Las viejas excepciones han dejado de serlo, de modo que cada vez son menos raros, por ejemplo, los negocios de perversión y vicio, las cofradías dudosas, los grupos de pederastas, homosexuales y adictos a sustancias prohibidas, que ganan terreno en una sociedad primordialmente consumista, que les abre puertas y ventanas, siempre ante la posibilidad de un nuevo mercado de productos de todo tipo (ropa, maquillaje, accesorios, bebidas y fármacos, profesionales especializados...), diseñados ex profeso para satisfacer las necesidades reales o ficticias de cada grupo.
¿Hacia dónde nos conduce esta forma de vivir? Con dinero, a donde nos plazca; sin él, al exilio social y a la frustración. A veces me gusta remar contra la corriente y me doy a extravagancias como escribir cartas a mano, vestirme de rojo cuando los demás visten de negro, emocionarme con novelas románticas donde no hay escenas sexuales y volver a reírme con las ocurrencias de Tres Patines; también me da la loquera de comer lo que ya no se usa porque engorda, de embobarme con la luz de una estrella y de escandalizarme con la ingeniería genética, con la corrupción de nuestro sistema de gobierno y con la violencia que conforma la programación de la tele.
Quisiera vivir de nuevo el calendario de las fiestas patrias, no para comprar banderitas, ceniceros o calzones tricolores, ni para ir a la cena-baile más sonada, sino para ver que en mis hijos se renueva el espíritu nacional mientras imaginan la fortaleza de Cuauhtémoc, impávido ante el martirio; o, mientras dibujan las carabelas de Colón, reviven el encuentro de dos mundos, o acompañan al general Ignacio Zaragoza en el sitio de Puebla. Tales actividades han desaparecido en el quehacer escolar, y los chicos sólo saben que ese día no hay clases, pero sí alguna tardeada cuyo pago incluye baile, cohetes y aguas frescas. O tal vez me gustaría revivir el calendario litúrgico que nos llevaba al ramillete espiritual y los ejercicios de Adviento, preparándonos para recibir a Jesús, o para acompañarlo en su pasión o gozarlo en su Resurrección, aunque no hubiera preposadas ni reventones de Sábado de Gloria y Pascua en la disco. Tampoco estaría mal evocar el calendario agrícola y participar en la cosecha, dar gracias por la abundancia de la tierra o colaborar en el resguardo de sus frutos para los tiempos difíciles... ¡Puro sueño guajiro!, porque el cambio parece irreversible y el recuerdo no es más que eso. Hoy por hoy, ni el tiempo puede arriesgarse, porque gastarlo es pérdida, dinero que se va.

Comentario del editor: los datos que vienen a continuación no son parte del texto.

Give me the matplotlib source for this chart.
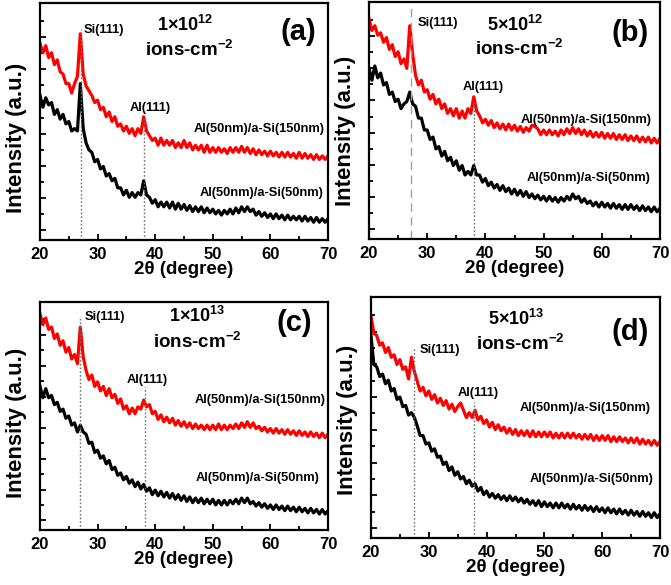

Considerando las expectativas que nos ofrece el momento actual: una guerra inminente, de alcances catastróficos; conflictos con la naturaleza que, agredida, protesta con trepidaciones, huracanes y sequías por el agotamiento que le hemos provocado (me ahorro, por inútil, la enumeración de todos los puntos intermedios del renglón político y social), no estaría mal volver al terreno litúrgico y, como en el antiguo catecismo, recordar que las virtudes hacen contrapeso a los pecados.

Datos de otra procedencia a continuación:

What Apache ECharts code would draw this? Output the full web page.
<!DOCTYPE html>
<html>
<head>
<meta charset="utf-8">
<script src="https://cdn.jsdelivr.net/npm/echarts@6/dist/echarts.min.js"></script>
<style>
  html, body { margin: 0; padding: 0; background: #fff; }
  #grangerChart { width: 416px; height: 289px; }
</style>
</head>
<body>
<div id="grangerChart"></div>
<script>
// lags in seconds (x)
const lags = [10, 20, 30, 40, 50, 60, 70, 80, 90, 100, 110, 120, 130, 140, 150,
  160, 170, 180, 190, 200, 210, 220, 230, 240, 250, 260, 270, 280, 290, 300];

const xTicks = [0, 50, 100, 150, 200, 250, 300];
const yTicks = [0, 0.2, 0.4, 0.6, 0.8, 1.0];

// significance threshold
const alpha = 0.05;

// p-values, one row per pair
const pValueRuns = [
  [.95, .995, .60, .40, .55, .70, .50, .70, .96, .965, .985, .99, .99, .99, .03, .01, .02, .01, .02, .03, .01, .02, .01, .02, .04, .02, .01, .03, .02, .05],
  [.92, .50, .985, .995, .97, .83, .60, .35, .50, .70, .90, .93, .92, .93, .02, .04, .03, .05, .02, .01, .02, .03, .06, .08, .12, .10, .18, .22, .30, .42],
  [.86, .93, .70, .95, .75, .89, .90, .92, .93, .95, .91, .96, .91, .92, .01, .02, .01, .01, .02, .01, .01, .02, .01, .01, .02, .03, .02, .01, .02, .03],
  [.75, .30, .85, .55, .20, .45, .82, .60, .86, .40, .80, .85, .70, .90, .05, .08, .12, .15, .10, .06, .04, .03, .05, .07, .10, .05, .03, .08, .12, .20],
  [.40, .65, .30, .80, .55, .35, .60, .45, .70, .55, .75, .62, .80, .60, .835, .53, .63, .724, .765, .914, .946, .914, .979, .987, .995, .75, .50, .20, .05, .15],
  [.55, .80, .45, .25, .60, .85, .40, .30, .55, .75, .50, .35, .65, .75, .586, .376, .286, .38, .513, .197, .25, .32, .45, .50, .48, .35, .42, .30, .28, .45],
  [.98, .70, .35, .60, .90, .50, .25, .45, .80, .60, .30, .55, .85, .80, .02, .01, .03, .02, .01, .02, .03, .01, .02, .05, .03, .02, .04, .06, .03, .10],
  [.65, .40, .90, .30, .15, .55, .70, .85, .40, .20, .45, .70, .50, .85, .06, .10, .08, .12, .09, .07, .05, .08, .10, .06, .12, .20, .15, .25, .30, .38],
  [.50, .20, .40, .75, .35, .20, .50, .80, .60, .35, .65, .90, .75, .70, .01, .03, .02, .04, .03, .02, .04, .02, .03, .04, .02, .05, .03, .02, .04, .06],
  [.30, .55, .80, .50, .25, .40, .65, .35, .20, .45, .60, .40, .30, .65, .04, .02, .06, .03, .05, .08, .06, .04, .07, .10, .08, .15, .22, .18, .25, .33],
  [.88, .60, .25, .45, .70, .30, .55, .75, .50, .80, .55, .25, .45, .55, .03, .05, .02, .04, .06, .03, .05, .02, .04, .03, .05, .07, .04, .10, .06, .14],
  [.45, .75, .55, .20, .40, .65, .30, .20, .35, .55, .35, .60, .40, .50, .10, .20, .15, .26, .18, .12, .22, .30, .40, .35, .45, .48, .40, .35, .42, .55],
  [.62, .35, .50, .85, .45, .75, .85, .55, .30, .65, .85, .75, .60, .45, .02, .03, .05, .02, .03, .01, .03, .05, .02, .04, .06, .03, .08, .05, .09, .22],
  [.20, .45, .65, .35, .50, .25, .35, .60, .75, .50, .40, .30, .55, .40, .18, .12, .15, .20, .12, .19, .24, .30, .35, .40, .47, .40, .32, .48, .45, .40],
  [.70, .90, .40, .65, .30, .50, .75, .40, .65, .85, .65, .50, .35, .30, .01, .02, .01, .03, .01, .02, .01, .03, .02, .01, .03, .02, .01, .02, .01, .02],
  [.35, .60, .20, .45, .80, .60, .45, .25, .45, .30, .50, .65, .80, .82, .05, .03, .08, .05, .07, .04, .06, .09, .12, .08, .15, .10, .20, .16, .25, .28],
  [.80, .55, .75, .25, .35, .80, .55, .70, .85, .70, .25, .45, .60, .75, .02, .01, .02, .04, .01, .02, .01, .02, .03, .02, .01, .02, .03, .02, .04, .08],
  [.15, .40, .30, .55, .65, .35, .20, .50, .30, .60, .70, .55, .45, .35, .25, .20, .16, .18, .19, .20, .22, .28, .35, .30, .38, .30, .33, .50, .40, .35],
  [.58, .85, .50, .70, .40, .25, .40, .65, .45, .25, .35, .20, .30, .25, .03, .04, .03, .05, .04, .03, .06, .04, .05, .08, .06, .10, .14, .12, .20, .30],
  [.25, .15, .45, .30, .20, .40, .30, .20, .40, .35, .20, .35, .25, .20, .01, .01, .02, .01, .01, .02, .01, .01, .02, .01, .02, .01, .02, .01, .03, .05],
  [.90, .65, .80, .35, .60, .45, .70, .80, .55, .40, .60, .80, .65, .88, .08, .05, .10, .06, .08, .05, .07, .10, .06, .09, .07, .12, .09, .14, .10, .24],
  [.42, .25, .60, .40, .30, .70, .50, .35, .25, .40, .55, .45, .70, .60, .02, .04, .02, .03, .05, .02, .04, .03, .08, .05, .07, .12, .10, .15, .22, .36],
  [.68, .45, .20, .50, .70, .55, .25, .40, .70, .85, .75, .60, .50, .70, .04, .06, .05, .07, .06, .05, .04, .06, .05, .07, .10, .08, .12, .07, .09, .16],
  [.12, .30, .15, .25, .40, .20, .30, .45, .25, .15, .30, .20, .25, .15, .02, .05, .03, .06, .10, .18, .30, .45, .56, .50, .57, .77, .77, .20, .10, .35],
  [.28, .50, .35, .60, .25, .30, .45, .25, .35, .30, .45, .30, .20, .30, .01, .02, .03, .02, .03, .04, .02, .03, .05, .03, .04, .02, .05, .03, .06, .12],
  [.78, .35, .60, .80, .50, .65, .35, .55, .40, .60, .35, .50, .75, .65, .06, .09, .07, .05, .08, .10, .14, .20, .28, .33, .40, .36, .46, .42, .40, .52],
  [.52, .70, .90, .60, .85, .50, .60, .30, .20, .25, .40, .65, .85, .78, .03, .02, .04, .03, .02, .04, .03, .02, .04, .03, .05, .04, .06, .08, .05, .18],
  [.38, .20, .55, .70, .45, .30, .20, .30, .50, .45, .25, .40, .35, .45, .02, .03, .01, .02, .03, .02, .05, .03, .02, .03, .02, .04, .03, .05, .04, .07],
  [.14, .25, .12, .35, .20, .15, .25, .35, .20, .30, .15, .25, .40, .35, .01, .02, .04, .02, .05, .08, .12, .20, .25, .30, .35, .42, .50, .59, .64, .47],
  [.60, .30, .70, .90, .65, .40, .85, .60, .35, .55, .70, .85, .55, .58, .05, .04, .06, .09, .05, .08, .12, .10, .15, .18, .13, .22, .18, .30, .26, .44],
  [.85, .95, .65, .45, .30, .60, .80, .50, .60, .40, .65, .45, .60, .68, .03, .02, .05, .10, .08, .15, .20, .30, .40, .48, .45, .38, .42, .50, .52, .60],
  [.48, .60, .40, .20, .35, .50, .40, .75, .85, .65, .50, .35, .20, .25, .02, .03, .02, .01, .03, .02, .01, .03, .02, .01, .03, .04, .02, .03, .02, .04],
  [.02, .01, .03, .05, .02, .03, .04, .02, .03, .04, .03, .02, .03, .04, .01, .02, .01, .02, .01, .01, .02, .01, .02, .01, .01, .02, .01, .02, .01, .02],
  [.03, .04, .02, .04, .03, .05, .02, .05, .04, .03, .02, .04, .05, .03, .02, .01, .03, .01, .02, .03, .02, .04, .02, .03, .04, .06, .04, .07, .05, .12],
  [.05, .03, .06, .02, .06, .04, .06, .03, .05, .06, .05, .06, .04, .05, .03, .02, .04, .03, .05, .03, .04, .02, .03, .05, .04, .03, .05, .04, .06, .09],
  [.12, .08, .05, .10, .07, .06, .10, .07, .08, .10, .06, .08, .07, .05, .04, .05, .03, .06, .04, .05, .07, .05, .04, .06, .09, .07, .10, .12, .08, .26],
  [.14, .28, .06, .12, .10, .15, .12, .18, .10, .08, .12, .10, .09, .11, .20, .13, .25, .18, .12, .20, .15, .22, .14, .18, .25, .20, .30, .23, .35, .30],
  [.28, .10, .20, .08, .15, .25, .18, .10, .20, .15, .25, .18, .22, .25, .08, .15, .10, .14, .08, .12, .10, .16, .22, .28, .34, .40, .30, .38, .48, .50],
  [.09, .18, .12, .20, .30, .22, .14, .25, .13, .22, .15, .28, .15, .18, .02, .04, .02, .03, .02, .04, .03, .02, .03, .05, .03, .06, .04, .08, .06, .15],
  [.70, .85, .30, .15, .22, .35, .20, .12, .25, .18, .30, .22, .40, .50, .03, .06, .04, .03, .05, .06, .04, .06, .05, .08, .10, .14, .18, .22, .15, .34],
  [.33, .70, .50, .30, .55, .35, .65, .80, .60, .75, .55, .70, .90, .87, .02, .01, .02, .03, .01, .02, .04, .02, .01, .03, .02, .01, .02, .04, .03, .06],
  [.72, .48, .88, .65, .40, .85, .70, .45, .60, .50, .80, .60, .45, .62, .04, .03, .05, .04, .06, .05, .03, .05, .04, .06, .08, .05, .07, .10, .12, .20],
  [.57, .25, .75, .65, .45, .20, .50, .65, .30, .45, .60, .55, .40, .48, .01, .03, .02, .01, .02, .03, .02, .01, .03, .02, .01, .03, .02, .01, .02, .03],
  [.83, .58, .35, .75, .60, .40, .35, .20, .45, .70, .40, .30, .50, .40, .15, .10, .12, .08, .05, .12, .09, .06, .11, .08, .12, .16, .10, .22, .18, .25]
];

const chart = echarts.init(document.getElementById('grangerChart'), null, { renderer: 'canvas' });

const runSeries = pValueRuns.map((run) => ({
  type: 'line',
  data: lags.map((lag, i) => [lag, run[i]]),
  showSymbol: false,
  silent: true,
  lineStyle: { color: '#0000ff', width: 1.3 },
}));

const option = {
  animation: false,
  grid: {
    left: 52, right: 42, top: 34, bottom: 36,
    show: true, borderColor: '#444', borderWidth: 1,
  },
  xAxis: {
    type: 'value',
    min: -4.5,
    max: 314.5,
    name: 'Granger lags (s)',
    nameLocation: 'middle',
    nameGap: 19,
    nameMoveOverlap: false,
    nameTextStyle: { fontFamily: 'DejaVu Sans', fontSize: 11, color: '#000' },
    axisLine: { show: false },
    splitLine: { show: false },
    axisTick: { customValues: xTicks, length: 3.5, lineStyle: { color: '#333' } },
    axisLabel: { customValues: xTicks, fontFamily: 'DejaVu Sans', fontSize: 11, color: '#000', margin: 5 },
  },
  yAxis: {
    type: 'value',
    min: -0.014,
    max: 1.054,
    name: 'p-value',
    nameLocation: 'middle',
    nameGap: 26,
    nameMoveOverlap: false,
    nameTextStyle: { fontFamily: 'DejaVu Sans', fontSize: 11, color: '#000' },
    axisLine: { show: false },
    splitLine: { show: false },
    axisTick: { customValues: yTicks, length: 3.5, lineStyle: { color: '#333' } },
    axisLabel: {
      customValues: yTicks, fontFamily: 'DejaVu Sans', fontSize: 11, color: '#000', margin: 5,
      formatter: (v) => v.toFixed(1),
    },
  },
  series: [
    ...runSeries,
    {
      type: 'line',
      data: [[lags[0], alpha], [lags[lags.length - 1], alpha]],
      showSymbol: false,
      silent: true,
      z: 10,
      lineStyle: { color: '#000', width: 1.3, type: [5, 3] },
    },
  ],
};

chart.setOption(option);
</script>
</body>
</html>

Para iniciar el año, hay que pensar en fuerzas de reacción con qué atenuar y combatir los males más señalados:
Contra corrupción, honradez; contra mentira, verdad; contra flojera, trabajo; contra derroche, austeridad; contra frivolidad, reflexión; contra indecencia, recato; contra promesas, acción; contra cinismo, compromiso; contra ignorancia, educación. Y contra el mal y sus múltiples rostros de injusticia, pobreza, enfermedad, amenazas, miedo, abusos y violencia –armada o no– , sólo nuestra lucha –la de todos– esperanzada y sin tregua por la paz.